Pictures from © Victor Edwin

Real Solutions We Demand

  • African people can and must champion models of development that effectively ensure life, dignity, ecosystem health, sufficiency and genuine well-being – and thereby expose and discard current maldevelopment and narrow, economic growth-obsessed approaches imposed by both African and Global elites.

  • Africa has a proud tradition of independent action and thought that breaks with colonial mindsets and dependency. Africa’s future lie in advancing visions grounded in African cultures, ecology, solidarity and pan-African unity and self-reliance.

  • Everyone has the right to food, energy, education, health, housing and other basic needs – ensuring such rights must constitute over-riding priorities of both the state, local governments and communities.

  • Climate finance is important, but is only a subset of reparations for colonial atrocities and the need for real overhaul of the global financial architecture where financial flows from South to North are reversed and structural traps done away with.

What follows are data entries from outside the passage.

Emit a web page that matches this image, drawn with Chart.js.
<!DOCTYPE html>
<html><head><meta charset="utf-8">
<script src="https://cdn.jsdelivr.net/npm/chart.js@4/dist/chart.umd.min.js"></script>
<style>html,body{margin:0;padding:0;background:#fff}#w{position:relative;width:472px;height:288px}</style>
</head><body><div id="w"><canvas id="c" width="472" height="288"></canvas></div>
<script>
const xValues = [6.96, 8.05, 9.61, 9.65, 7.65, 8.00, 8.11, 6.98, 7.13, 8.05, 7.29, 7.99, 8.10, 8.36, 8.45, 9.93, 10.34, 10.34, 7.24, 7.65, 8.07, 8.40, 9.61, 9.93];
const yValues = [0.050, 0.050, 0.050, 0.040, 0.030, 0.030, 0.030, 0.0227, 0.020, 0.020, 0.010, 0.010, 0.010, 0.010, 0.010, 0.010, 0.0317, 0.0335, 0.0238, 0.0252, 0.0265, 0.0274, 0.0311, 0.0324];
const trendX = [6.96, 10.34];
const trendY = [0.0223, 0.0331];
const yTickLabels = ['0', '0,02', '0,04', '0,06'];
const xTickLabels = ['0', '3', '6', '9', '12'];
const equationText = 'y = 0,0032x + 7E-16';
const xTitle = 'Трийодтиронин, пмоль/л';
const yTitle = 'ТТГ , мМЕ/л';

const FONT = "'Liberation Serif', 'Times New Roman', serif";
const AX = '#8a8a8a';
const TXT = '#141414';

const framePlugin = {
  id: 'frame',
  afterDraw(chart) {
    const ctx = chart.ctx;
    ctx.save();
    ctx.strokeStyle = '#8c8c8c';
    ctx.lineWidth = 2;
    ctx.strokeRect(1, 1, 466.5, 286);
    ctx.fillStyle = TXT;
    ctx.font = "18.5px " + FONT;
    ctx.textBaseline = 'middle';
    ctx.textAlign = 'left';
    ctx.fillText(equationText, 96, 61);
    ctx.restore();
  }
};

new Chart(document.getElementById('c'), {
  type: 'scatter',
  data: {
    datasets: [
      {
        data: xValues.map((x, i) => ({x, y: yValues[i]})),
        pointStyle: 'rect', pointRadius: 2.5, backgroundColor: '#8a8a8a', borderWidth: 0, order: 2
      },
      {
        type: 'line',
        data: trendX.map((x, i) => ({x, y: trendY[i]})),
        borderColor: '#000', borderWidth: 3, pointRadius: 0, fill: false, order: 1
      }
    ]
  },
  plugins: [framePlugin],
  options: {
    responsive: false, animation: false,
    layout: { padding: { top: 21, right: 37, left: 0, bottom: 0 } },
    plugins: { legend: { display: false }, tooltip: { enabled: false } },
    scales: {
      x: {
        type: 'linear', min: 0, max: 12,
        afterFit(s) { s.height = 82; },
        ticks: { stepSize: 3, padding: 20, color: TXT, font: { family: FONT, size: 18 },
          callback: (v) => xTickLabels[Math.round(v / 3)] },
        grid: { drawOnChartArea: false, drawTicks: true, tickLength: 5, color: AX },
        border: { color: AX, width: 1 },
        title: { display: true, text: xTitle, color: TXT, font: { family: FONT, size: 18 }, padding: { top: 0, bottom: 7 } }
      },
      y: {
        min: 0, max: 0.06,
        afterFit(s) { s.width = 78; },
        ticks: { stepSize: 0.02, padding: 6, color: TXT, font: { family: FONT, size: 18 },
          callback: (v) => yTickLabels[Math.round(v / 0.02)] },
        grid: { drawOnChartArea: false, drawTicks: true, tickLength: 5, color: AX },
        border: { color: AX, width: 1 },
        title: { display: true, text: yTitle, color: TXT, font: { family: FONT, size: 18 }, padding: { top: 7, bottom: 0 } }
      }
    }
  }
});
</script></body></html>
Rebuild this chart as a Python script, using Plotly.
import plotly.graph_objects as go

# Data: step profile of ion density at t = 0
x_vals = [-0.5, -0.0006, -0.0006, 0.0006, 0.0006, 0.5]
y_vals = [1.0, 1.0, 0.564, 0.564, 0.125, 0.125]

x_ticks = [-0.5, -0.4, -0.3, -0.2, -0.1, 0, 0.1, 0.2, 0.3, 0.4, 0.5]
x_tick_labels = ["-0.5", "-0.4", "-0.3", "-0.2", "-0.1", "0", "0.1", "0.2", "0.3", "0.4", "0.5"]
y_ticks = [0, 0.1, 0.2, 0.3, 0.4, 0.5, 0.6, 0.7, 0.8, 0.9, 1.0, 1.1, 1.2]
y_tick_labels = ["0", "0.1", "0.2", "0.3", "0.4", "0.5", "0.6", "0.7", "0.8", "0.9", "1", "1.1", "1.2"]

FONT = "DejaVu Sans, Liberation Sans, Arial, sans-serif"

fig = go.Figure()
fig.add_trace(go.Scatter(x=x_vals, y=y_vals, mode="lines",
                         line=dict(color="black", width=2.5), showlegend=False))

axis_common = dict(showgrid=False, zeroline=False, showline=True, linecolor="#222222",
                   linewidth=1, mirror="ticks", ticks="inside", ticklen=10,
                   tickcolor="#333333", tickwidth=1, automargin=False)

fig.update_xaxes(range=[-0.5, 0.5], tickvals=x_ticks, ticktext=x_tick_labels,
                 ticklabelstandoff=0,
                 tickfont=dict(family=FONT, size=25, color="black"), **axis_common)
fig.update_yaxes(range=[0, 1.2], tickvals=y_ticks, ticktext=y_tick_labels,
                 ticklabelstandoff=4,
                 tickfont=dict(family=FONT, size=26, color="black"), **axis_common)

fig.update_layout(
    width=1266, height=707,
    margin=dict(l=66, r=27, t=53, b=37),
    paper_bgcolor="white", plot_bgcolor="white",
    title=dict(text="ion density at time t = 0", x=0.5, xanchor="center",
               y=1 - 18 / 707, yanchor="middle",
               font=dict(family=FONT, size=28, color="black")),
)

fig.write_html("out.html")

Climate finance must enable African countries to leap-frog to zero-carbon societies, provide for necessary adaptation and cover all loss and damage needs. Illegitimate debts must be cancelled.

  • Africa is endowed with the world’s most sun and wind potential, which can meet all African energy needs with renewable, socially and environmentally sound, people-centred renewable energy. This new 100% renewable energy system must be characterised by energy sovereignty and energy democracy with significant local and diverse ownership at the core. It must avoid the corporate concentration of past fossil fuel energy systems and ensure respect for human, land and indigenous rights both in terms of deployment and extraction of critical minerals.

  • Africa needs to regain self-sufficiency in food production through agroecology and food systems that ensure food sovereignty and farmers rights. The industrialised food systems, including its backing by commercial and multilateral banks must be effectively countered, with appropriate public support for peasant agriculture and local food production.

  • Africa must prioritise the use of its strategic minerals to add value, create horizontal linkages across the continent, manufacture and deploy the building blocks of its development (renewable energy, agriculture, transportation, health, sanitation, etc.). High-tech industrialisation requires economies of scale that are best achieved by leveraging the complementarity of our resources and capabilities, and the huge market demand we have on the continent. African industrialisation must be a very different and gentle kind of industrialisation, that works for the common good with workers’, social and environmental rights at the core.

  • African countries need to find ways to ensure social protection for all its citizens, and ensure that workers and communities negatively affected by transitions to renewable energy and zero-carbon systems are supported. These and other public and state responsibilities require effective and fair taxation, particularly of elites and foreign corporations.

  • In order to preserve forests, wetlands, grazing lands, and other ecosystems on land, lakes and seas and that respects the rights of local populations. Local stewardship, indigenous rights and Free and Prior Informed Consent are key for protection of biodiversity and local livelihoods. ‘Nature-based solutions’ have become synonymous with commodification of nature and carbon offsets and must be effectively countered and exposed.

  • Public and people-led technology assessments must guide and control any introduction of new technologies before they are commercialised and imposed on societies.

  • African countries must counter the excessive power, extraction and undue political interference by Transnational corporations through both domestic means, collective efforts and in advancing multilateral and UN regulations.

This People’s Declaration is a living document that seeks to voice aspirations and concerns of a wide diversity of movements and organisations, across all kinds of themes and constituencies. It conveys a subset of the many struggles and themes we are involved with. It builds on and acknowledges numerous people’s manifestos, declarations and demands.